Discussion Due Dates and the Community of Learners:
Discussion boards are a principal means for student to student interaction in an online course. Additionally, it is one time that students’ work and grades are dependent upon others. Thus, adhering to due dates and posting timelines is ESSENTIAL. If you post your responses late, this causes a delay for others that need to read and respond to your posts in order to complete their requirements. By enrolling in an online course, you're signing up for the responsibility of being a member of this online community of learners- please be respectful of others' time!
Back it Up:
It’s a good idea to write your posts in another document in case of technology issues and then copy/paste. That way if something happens (ahhh, technology!), you don’t lose what you’ve done! However, unless the discussion post specifically calls for it, or your instructor has indicated that it's okay, I wouldn't suggested attaching your word document as a response or linking to google docs; copy and paste into the post.

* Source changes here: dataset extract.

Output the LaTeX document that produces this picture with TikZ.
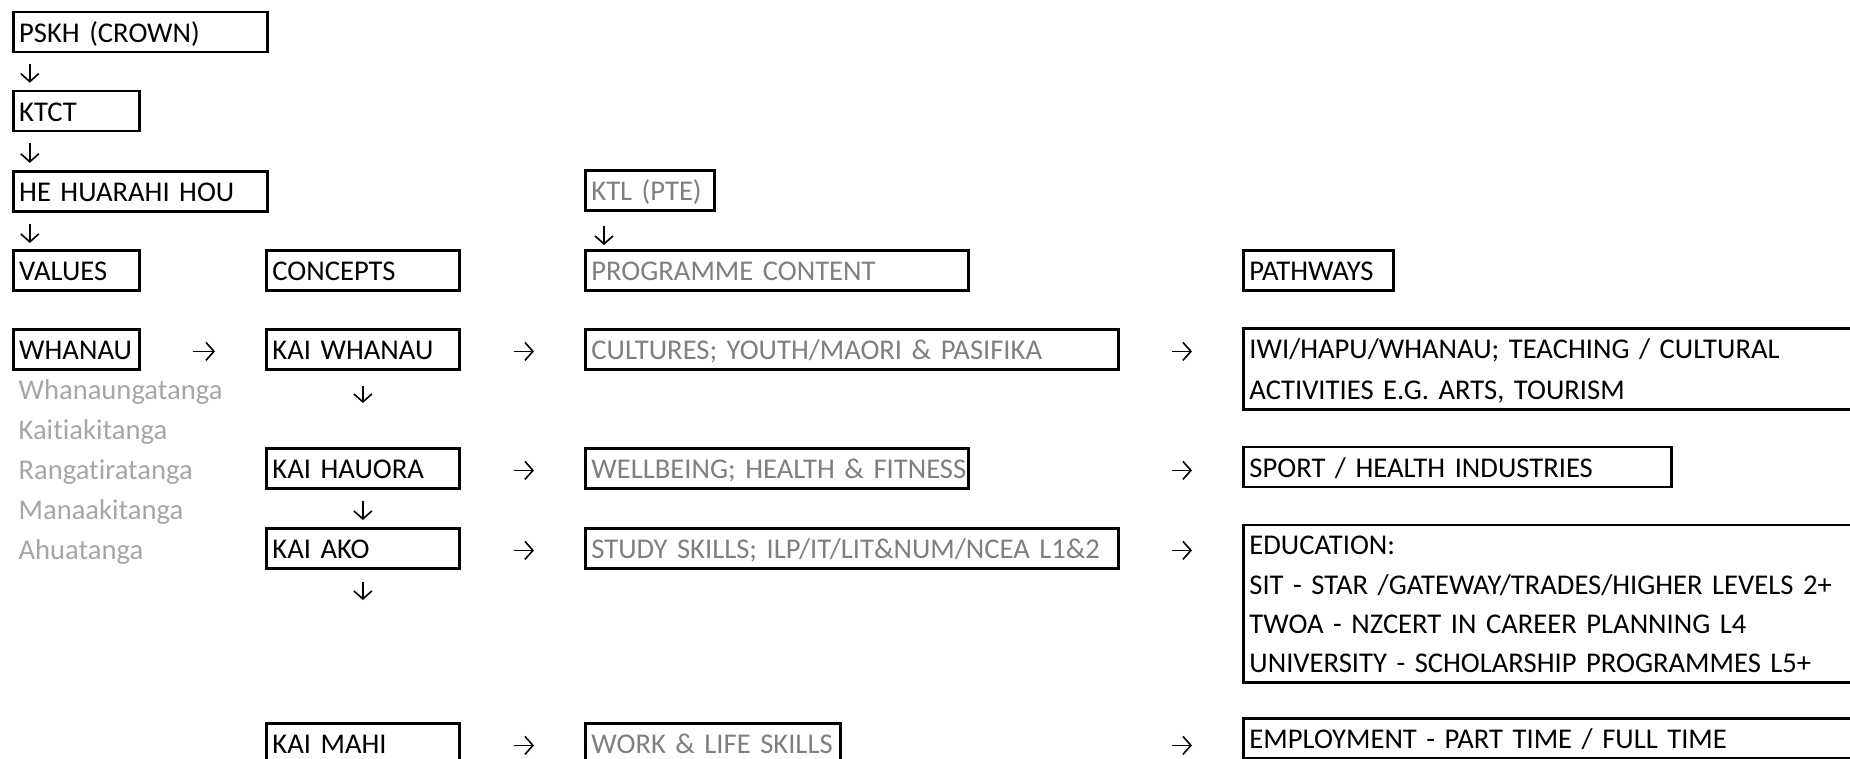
\documentclass[tikz,border=0pt]{standalone}
\usepackage{fontspec}
\setmainfont{Carlito}[Ligatures=NoCommon,WordSpace=0.85]
\usepackage{tikz}
\usetikzlibrary{arrows.meta}
\usepackage{xcolor}
\definecolor{progtext}{RGB}{127,127,127}
\definecolor{valtext}{RGB}{166,166,166}
\newcommand{\boxstrut}{\rule[-9.8pt]{0pt}{39.8pt}}

\begin{document}
\begin{tikzpicture}[x=1pt,y=1pt,font=\fontsize{28.6}{39.2}\selectfont,
  box/.style={draw,line width=2.8pt,anchor=north west,minimum height=40pt,inner xsep=6pt,inner ysep=0pt,
    text width=#1pt,align=left,execute at begin node=\boxstrut,execute at end node=\boxstrut},
  flow/.style={line width=1.6pt,-{Straight Barb[length=8pt,width=18pt,line width=1.6pt]}}]
  \useasboundingbox (0,0) rectangle (1850,-759);
  \clip (0,0) rectangle (1850,-759);
  % governance chain
  \node[box=242] (pskh) at (11.8,-10.6) {PSKH (CROWN)};
  \node[box=114] (ktct) at (11.8,-89.7) {KTCT};
  \node[box=242] (hhh) at (11.8,-169.9) {HE HUARAHI HOU};
  \node[box=117,text=progtext] (ktl) at (584,-169.5) {KTL (PTE)};
  % column heads
  \node[box=114] (values) at (11.8,-249) {VALUES};
  \node[box=181] (concepts) at (265,-249) {CONCEPTS};
  \node[box=371,text=progtext] (content) at (584,-249) {PROGRAMME CONTENT};
  \node[box=138] (pathways) at (1242,-249) {PATHWAYS};
  % rows
  \node[box=114] (whanau) at (11.8,-328) {WHANAU};
  \node[box=181] (kaiwhanau) at (265,-328) {KAI WHANAU};
  \node[box=521,text=progtext] (cultures) at (584,-328) {CULTURES; YOUTH/MAORI \& PASIFIKA};
  \node[box=700,minimum height=80pt] (iwi) at (1242,-327.5) {IWI/HAPU/WHANAU; TEACHING / CULTURAL\\ACTIVITIES E.G. ARTS, TOURISM};
  \node[box=181] (kaihauora) at (265,-447) {KAI HAUORA};
  \node[box=371,text=progtext] (wellbeing) at (584,-447) {\mbox{WELLBEING; HEALTH \& FITNESS}};
  \node[box=416] (sport) at (1242,-445.5) {SPORT / HEALTH INDUSTRIES};
  \node[box=181] (kaiako) at (265,-527) {KAI AKO};
  \node[box=521,text=progtext] (study) at (584,-527) {STUDY SKILLS; ILP/IT/LIT\&NUM/NCEA L1\&2};
  \node[box=700,minimum height=155pt] (education) at (1242,-523.5) {EDUCATION:\\SIT - STAR /GATEWAY/TRADES/HIGHER LEVELS 2+\\TWOA - NZCERT IN CAREER PLANNING L4\\UNIVERSITY - SCHOLARSHIP PROGRAMMES L5+};
  \node[box=181] (kaimahi) at (265,-722) {KAI MAHI};
  \node[box=243,text=progtext] (work) at (584,-722) {WORK \& LIFE SKILLS};
  \node[box=700] (employment) at (1242,-717) {EMPLOYMENT - PART TIME / FULL TIME};
  \foreach \v [count=\i] in {Whanaungatanga,Kaitiakitanga,Rangatiratanga,Manaakitanga,Ahuatanga}
    \node[anchor=base west,inner sep=0pt,text=valtext] (val\i) at (18.4,{-399-40.1*(\i-1)}) {\v};
  % down arrows
  \draw[flow,shorten <=11pt,shorten >=7pt] ([xshift=18pt]pskh.south west) -- ([xshift=18pt]ktct.north west);
  \draw[flow,shorten <=11pt,shorten >=7pt] ([xshift=18pt]ktct.south west) -- ([xshift=18pt]hhh.north west);
  \draw[flow,shorten <=11pt,shorten >=6pt] ([xshift=18pt]hhh.south west) -- ([xshift=18pt]values.north west);
  \draw[flow,shorten <=14pt,shorten >=4pt] ([xshift=20pt]ktl.south west) -- ([xshift=20pt]content.north west);
  \draw[flow,shorten <=15pt,shorten >=44pt] (kaiwhanau.south) -- (kaihauora.north);
  \draw[flow,shorten <=11pt,shorten >=7pt] (kaihauora.south) -- (kaiako.north);
  \draw[flow,shorten <=12pt,shorten >=122pt] (kaiako.south) -- (kaimahi.north);
  % across arrows
  \foreach \a/\b/\s in {whanau/kaiwhanau/52,kaiwhanau/cultures/53,cultures/iwi/52,
      kaihauora/wellbeing/53,wellbeing/sport/202,kaiako/study/53,study/education/52,
      kaimahi/work/53,work/employment/330}
    \draw[flow,shorten <=\s pt,shorten >=50pt] ([yshift=-2pt]\a.east) -- ([yshift=-2pt]\a.east -| \b.west);
\end{tikzpicture}
\end{document}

And finally... Communicate! While I can only speak for myself, I'm only human. But I'm pretty sure most other professors are only human too! We make mistakes, or may not explain an assignment as clearly as we thought we did- ask questions! I generally have a discussion board dedicated to asking questions about assignments or pointing out mistakes/broken links, etc.- if you have a question, chances are, someone else does too! Sometimes, other classmates answer the questions before I get to them! Even beyond the fact that we're human... we were students once too! I worked full time as I pursued both my MA and my Ph.D. My sister, at only 32 years old, passed away just weeks before I took my comprehensive exams. My good friend pushed my infant in his stroller around the hallowed halls of School of Education while I defended my dissertation, about a year later... I had to nurse him right before AND after the defense. We understand the difficulties of balancing work, life, school, family. We will often encourage you to engage in self-care rather than push you to fit a deadline. But we only know that something is going on if you communicate. If you tell us that you're struggling, and that you need assistance with flexible due dates, or if you need to talk through the assignments over the phone to make sure you're clear on the expectations.
I think that's it, though I'm sure I'll come back and add something to this, at least once!